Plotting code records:
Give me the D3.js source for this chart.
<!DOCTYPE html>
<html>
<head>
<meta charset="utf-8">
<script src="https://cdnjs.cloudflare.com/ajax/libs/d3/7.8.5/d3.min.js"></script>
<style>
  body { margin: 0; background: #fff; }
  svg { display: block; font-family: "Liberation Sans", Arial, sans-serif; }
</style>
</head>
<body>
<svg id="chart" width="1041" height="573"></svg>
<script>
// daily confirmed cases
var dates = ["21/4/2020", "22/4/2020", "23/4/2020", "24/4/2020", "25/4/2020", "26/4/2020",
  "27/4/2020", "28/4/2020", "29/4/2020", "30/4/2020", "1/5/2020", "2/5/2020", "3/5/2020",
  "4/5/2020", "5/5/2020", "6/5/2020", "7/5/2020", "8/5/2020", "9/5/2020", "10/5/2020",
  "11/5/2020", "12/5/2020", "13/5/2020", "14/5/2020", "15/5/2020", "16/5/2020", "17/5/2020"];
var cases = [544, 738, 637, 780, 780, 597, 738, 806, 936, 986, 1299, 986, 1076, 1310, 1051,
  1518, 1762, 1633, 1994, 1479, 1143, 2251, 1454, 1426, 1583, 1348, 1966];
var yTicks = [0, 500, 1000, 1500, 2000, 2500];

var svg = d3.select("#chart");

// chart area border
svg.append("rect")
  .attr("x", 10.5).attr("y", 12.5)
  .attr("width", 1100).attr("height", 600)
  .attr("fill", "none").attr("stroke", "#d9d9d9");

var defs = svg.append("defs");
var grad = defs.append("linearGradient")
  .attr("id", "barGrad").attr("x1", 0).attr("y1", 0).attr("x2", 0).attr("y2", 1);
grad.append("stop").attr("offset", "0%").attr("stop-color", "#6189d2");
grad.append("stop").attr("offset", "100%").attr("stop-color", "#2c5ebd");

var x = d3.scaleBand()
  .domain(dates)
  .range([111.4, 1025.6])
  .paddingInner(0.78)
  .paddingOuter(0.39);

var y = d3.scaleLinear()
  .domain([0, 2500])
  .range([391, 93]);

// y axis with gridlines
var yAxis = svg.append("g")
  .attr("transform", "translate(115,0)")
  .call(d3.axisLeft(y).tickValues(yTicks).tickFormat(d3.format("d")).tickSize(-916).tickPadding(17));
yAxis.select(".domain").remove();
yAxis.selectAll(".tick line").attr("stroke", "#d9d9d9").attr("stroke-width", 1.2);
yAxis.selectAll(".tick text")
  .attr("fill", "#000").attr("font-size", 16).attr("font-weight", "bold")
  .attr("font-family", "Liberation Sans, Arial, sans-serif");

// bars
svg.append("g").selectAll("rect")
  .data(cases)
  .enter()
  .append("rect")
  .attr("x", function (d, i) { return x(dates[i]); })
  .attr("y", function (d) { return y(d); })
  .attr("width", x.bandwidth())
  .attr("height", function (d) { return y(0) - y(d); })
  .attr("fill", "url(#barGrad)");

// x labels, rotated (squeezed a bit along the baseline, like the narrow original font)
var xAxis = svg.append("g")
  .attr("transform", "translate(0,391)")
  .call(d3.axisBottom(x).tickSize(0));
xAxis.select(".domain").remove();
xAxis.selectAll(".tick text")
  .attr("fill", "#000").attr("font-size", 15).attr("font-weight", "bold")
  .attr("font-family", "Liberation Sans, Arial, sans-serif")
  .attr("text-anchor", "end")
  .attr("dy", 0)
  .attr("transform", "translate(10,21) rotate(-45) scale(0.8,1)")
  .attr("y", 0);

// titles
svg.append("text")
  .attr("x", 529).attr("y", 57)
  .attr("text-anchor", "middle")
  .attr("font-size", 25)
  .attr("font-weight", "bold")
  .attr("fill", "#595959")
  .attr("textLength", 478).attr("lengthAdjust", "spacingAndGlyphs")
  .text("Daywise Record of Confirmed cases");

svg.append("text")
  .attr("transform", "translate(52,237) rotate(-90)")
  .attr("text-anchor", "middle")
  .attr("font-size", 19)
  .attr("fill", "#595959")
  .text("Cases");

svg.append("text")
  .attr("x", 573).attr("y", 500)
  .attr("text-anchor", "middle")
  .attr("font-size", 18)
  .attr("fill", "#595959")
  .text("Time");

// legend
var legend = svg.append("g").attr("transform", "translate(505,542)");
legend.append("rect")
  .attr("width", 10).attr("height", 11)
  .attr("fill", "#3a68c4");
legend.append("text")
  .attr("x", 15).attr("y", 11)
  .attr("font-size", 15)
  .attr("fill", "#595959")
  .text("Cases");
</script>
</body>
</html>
---
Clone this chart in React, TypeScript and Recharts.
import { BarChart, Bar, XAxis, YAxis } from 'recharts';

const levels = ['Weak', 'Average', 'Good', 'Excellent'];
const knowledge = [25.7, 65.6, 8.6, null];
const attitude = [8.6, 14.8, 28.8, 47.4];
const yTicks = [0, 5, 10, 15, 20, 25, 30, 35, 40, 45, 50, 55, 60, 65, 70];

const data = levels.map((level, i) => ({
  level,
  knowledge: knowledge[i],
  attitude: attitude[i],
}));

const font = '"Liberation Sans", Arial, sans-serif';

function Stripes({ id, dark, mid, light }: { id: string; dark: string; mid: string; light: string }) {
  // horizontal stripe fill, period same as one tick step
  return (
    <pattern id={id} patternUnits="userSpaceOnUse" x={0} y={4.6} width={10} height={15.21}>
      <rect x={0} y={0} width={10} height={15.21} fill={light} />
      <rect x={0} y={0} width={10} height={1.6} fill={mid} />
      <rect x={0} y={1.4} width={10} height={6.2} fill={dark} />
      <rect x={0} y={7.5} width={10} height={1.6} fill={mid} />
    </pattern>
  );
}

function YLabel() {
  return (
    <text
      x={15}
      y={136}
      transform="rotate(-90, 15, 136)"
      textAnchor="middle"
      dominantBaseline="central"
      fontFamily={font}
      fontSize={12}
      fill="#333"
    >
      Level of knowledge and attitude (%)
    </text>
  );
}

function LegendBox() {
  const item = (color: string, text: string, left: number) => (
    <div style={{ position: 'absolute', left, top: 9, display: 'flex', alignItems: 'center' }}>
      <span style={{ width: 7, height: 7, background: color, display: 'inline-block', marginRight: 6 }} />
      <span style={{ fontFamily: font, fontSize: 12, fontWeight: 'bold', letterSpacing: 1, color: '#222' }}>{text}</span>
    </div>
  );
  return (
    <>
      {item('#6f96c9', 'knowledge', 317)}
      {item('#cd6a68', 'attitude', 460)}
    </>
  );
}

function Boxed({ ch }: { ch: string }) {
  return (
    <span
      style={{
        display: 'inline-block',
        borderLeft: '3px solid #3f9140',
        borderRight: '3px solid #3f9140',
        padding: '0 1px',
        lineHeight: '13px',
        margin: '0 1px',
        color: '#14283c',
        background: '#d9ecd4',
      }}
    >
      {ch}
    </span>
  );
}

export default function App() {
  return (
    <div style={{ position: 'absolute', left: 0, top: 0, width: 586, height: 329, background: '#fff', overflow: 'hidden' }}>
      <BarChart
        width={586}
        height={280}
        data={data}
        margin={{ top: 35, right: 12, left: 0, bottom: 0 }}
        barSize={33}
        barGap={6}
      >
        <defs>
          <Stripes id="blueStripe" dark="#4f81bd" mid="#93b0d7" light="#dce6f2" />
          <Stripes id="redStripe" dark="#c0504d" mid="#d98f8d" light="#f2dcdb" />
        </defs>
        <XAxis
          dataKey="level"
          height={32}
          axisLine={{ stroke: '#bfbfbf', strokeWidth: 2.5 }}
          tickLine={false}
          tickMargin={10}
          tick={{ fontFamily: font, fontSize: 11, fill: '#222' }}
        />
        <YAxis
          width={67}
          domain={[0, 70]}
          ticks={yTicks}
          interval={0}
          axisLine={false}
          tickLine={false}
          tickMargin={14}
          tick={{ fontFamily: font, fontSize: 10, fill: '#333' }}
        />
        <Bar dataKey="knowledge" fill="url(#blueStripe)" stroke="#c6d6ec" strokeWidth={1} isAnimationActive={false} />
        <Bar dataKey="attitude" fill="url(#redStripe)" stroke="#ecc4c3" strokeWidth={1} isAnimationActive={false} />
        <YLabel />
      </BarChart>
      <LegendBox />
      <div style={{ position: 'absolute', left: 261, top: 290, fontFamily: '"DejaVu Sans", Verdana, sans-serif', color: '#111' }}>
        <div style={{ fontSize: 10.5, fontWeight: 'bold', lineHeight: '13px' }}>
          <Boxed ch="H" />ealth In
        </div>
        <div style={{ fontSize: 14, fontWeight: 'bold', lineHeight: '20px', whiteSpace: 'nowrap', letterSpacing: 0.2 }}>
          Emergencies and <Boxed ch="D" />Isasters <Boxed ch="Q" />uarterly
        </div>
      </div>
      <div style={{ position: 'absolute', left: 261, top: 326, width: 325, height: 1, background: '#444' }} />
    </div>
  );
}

**BRIEF**
How many lines in the listing above contain "this"? Answer with the number alone.

**CORRECT ANSWER**
2